Sid Fleischman (photo credit: Wikipedia)

The well known children’s writer Sid Fleischman was a graduate of San Diego State University, where I taught, and we met on one of his return visits. On the drive to campus, he told me that he felt his success was due to the fact that he still sometimes thought like a kid. As an example, he mentioned a kind of magical bargain he had struck with himself that morning: While showering, he decided that if a certain event happened in the next five minutes, he would do this; but if it didn’t, he would do the opposite.

As we traveled down the interstate, he spoke about other ways kids think, and he did so in a manner both sympathetic and anthropological. I owe him a debt of gratitude. This wonderful conversation would eventually beget my book about children’s writers and their works: Feeling Like a Kid.

Greenwillow Books; Reprint edition (April 15, 2003)

We felt a kinship in other ways. Fleischman is probably best known for The Whipping Boy which won a Newberry Award in 1987 for best children’s book. In this chapter book, Fleischman does his own turn on Mark Twain’s The Prince and the Pauper, inventing a story about Prince Brat and the pauper Jemmy who is employed as a whipping boy to take the prince’s beatings.

Penguin Classics (December 1, 1997).

Fleischman was thunderstruck, consequently, to learn from me that Twain had actually experimented with the idea of having a whipping boy in The Prince and the Pauper but had later abandoned the idea. I had discovered a “missing chapter” to Twain’s novel (where the idea of a whipping boy was rehearsed) when I was preparing a new edition of the work for Penguin Books; it’s included in an appendix to my Penguin edition of Twain’s classic. Fleischman said that news made the hair on the back of his neck stand up; he found this news uncanny.

Greenwillow Books; First Edition edition (July 29, 2008).

So, I looked forward to seeing Fleischman again in Spring 2010 at San Diego State University.

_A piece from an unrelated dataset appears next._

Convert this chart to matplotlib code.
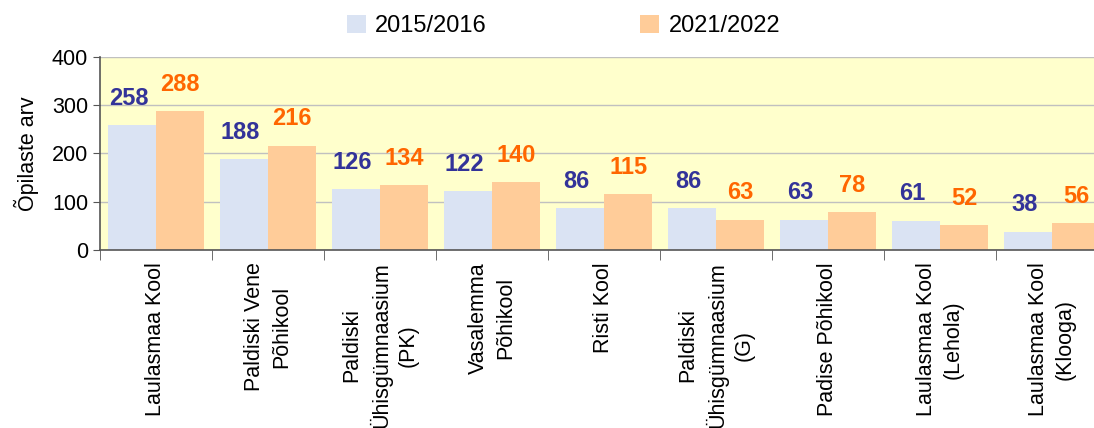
import matplotlib.pyplot as plt
import numpy as np

plt.rcParams['font.family'] = ['Liberation Sans', 'DejaVu Sans']

koolid = ['Laulasmaa Kool', 'Paldiski Vene\nPõhikool', 'Paldiski\nÜhisgümnaasium\n(PK)',
          'Vasalemma\nPõhikool', 'Risti Kool', 'Paldiski\nÜhisgümnaasium\n(G)',
          'Padise Põhikool', 'Laulasmaa Kool\n(Lehola)', 'Laulasmaa Kool\n(Klooga)']
v2015 = [258, 188, 126, 122, 86, 86, 63, 61, 38]
v2021 = [288, 216, 134, 140, 115, 63, 78, 52, 56]

fig = plt.figure(figsize=(10.94, 4.28), dpi=100)
ax = fig.add_axes([0.0914, 0.416, 0.9214, 0.451])
ax.set_facecolor('#FFFFCC')

x = np.arange(len(koolid))
w = 0.43
b1 = ax.bar(x - w / 2, v2015, w, color='#DAE3F3', label='2015/2016', zorder=2)
b2 = ax.bar(x + w / 2, v2021, w, color='#FFCC99', label='2021/2022', zorder=2)

for xi, v in zip(x - w / 2, v2015):
    ax.annotate(str(v), (xi - 0.03, v), xytext=(0, 11), textcoords='offset points',
                ha='center', va='bottom', fontsize=17, fontweight='bold', color='#333399')
for xi, v in zip(x + w / 2, v2021):
    ax.annotate(str(v), (xi, v), xytext=(0, 11), textcoords='offset points',
                ha='center', va='bottom', fontsize=17, fontweight='bold', color='#FF6600')

ax.set_xlim(-0.5, len(koolid) - 0.5)
ax.set_ylim(0, 400)
ax.set_yticks([0, 100, 200, 300, 400])
ax.yaxis.grid(True, color='#C0C0C0', linewidth=1, zorder=0)
ax.set_axisbelow(True)

ax.set_xticks(x)
ax.set_xticklabels(koolid, rotation=90, ha='center', va='top', multialignment='center',
                   fontsize=15.5, linespacing=1.35)
ax.set_xticks(np.arange(len(koolid) + 1) - 0.5, minor=True)
ax.tick_params(axis='x', which='major', length=0, pad=9)
ax.tick_params(axis='x', which='minor', length=7, color='#555555', direction='out')
ax.tick_params(axis='y', labelsize=15.5, length=5, color='#555555')

for s in ['top', 'right']:
    ax.spines[s].set_visible(False)
for s in ['left', 'bottom']:
    ax.spines[s].set_color('#555555')
    ax.spines[s].set_linewidth(1.2)

ax.set_ylabel('Õpilaste arv', fontsize=15.5, labelpad=9)

fig.legend(handles=[b1, b2], loc='center', bbox_to_anchor=(0.515, 0.94), ncol=2,
           frameon=False, fontsize=17, columnspacing=6.5, handlelength=0.8,
           handleheight=0.8, handletextpad=0.4)

fig.savefig('out.png', dpi=100)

We were both scheduled to speak in a series of lectures organized for a Mark Twain Centennial. In preparation, I read a dozen biographies — including Fleischman’s The Trouble Begins at 8 as well as other biographies of Twain meant for young readers — and concluded that his was the best by a mile.

Sadly, that meeting would never took place. Fleischman died on March 17, 2010, at his home in Santa Monica, California. He had just turned ninety.